Questa ambiguità si ritrova nel quadro del G7. Il gruppo era in passato un’associazione informale dedicata al coordinamento tra le principali economie mondiali. Ora, invece, si sta trasformando nel direttorio mondiale di un blocco democratico, senza legittimità particolare a parte la potenza e la ricchezza degli stati che lo compongono.

Se rimanesse solo una causa dell’occidente, la democrazia sarebbe davvero in pericolo

Come si sottolineava a Parigi alla vigilia del vertice, esiste un pericolo evidente legato al fatto di affidare la difesa della democrazia a un club di paesi ricchi, tutti occidentali (fatta eccezione per il Giappone) e costituto in maggioranza da ex potenze coloniali.

Per evitare questo rischio a margine del G7 sono invitati paesi come India o Sudafrica, ma oltre al fatto che le derive populiste del primo ministro indiano Narendra Modi rendono la sua concezione della democrazia molto contestabile, questo non cambia nulla rispetto allo zoccolo duro del club.

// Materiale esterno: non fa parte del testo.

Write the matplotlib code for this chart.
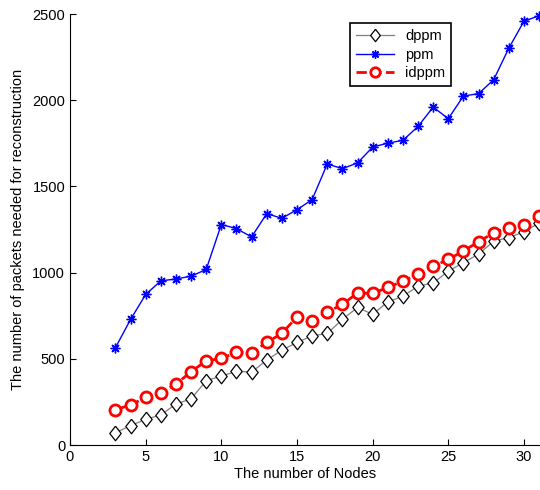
import numpy as np
import matplotlib
matplotlib.use("Agg")
import matplotlib.pyplot as plt

plt.rcParams["font.family"] = ["Liberation Sans", "DejaVu Sans"]

nodes = list(range(3, 32))
dppm = [71, 112, 149, 174, 238, 267, 373, 400, 427, 423, 492, 550, 595, 633, 647,
        728, 798, 758, 830, 863, 921, 940, 1008, 1058, 1107, 1182, 1203, 1236, 1288]
ppm = [564, 728, 873, 952, 963, 979, 1018, 1279, 1255, 1207, 1342, 1315, 1365, 1423, 1630,
       1603, 1636, 1728, 1751, 1767, 1848, 1960, 1893, 2024, 2038, 2119, 2302, 2458, 2490]
idppm = [205, 232, 276, 303, 353, 425, 488, 502, 537, 535, 595, 647, 743, 720, 772,
         815, 882, 879, 914, 950, 991, 1037, 1076, 1126, 1178, 1232, 1259, 1279, 1327]

# matlab style diamond, a bit taller than wide
diamond = [(0, 1), (0.78, 0), (0, -1), (-0.78, 0), (0, 1)]

fig = plt.figure(figsize=(5.4, 4.9), dpi=100)
ax = fig.add_axes([70/540, 45/490, 470/540, 431/490])

ax.plot(nodes, dppm, color="gray", lw=0.9, marker=diamond, ms=10.5, mfc="white", mec="black",
        mew=0.9, label="dppm", clip_on=False)
ax.plot(nodes, ppm, color="blue", lw=1, marker=(8, 2, 0), ms=7, mec="blue", mew=1,
        label="ppm", clip_on=False)
ax.plot(nodes, idppm, color="red", lw=2, ls="--", marker="o", ms=8, mfc="white", mec="red",
        mew=2, label="idppm", clip_on=False)

ax.set_xlim(0, 31.06)
ax.set_ylim(0, 2500)
ax.set_xticks([0, 5, 10, 15, 20, 25, 30])
ax.set_yticks([0, 500, 1000, 1500, 2000, 2500])
ax.spines["top"].set_visible(False)
ax.spines["right"].set_visible(False)
ax.tick_params(direction="in", labelsize=10.5, length=4)

ax.set_xlabel("The number of Nodes", fontsize=10.5, labelpad=2)
ax.set_ylabel("The number of packets needed for reconstruction", fontsize=10.5, labelpad=5)

leg = ax.legend(loc="upper left", bbox_to_anchor=(0.58, 0.995), fancybox=False,
                edgecolor="black", framealpha=1, fontsize=10.5, borderpad=0.4,
                labelspacing=0.3, handlelength=2.6, markerscale=0.85)
leg.get_frame().set_linewidth(1.2)

fig.savefig("out.png", dpi=100)
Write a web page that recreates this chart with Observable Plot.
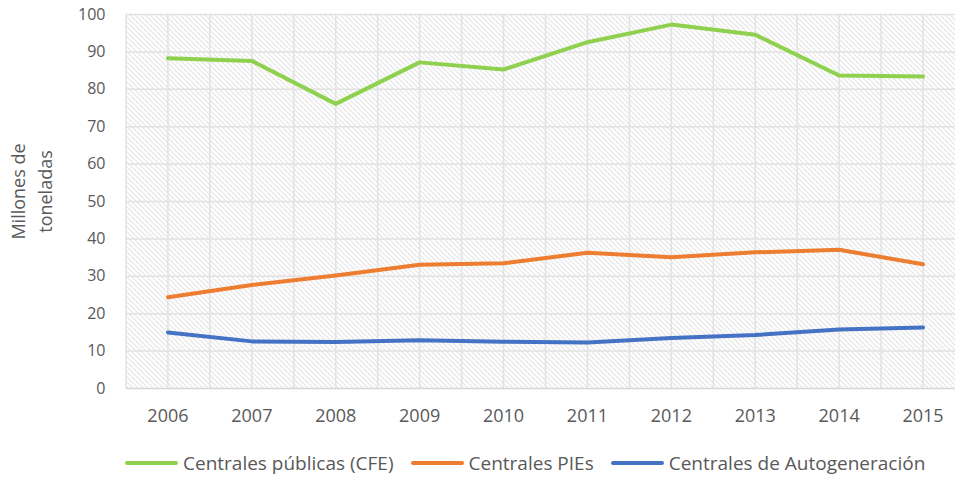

La propaganda cinese ha capito di avere un’opportunità per attaccare, e il 13 giugno ha risposto ricordando che “è finita da tempo l’epoca in cui le decisioni mondiali le prendeva un piccolo gruppo di paesi ”. Nei paesi in via di sviluppo, in Africa come in Asia, sarà facile spingere l’opinione pubblica contro le ex potenze coloniali che vogliono dettare la loro legge al resto del mondo.

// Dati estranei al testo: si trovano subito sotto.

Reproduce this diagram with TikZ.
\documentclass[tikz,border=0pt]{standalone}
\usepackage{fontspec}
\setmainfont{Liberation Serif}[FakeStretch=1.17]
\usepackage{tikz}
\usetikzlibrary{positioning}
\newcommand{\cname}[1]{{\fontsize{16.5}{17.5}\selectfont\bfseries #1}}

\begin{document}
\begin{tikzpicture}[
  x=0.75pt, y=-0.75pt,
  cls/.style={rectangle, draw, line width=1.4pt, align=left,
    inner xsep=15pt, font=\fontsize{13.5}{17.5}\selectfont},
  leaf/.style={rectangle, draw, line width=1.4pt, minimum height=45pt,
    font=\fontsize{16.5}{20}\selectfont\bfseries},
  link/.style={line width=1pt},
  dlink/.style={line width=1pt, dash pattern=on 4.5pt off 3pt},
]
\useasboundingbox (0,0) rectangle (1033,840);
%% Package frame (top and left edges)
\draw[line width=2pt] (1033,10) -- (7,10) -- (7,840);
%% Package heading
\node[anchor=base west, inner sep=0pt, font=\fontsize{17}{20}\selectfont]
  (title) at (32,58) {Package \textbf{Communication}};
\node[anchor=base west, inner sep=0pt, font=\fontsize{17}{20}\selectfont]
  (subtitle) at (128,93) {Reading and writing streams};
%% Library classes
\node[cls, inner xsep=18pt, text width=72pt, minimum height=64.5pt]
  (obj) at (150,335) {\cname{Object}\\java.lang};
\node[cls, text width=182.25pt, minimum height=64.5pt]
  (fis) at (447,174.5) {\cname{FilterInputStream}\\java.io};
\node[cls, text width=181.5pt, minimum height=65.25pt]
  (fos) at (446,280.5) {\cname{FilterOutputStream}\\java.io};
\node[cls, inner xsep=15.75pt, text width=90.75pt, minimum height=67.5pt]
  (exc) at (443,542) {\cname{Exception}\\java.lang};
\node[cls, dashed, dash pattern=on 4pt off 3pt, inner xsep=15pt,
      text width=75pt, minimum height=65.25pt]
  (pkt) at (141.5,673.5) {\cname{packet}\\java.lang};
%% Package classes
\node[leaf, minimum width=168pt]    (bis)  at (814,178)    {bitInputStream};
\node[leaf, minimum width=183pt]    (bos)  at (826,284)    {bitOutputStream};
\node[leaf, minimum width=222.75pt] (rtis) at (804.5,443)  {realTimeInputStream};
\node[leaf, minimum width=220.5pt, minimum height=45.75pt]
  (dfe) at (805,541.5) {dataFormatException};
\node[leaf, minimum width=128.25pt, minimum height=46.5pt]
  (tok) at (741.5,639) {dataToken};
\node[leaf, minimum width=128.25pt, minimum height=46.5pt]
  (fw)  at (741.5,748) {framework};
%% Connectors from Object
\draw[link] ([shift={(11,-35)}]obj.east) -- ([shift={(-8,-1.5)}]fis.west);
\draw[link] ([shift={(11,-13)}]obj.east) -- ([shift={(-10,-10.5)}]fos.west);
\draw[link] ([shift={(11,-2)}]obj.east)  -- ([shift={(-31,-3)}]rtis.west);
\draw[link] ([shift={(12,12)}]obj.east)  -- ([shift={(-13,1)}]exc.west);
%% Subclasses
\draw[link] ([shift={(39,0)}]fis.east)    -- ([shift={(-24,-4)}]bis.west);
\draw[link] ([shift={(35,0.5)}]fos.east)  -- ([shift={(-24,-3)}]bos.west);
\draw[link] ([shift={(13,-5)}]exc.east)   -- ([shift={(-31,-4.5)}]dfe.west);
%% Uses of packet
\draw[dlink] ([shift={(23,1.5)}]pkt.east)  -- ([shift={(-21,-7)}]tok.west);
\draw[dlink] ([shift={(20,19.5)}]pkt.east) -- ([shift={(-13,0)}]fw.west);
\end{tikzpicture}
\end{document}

In un mondo in cui la democrazia è così indebolita, la difesa dei valori democratici è un obiettivo troppo importante per essere affidato ai paesi più ricchi che non sempre hanno rispettato i valori che professano.

Se rimanesse una causa difesa solo dall’occidente, la democrazia sarebbe davvero in pericolo. La democrazia sarà davvero al sicuro solo quando diventerà una causa realmente universale, in particolare davanti a una Cina portatrice di altri valori. E il G7 è tutto fuorché un’istanza universale.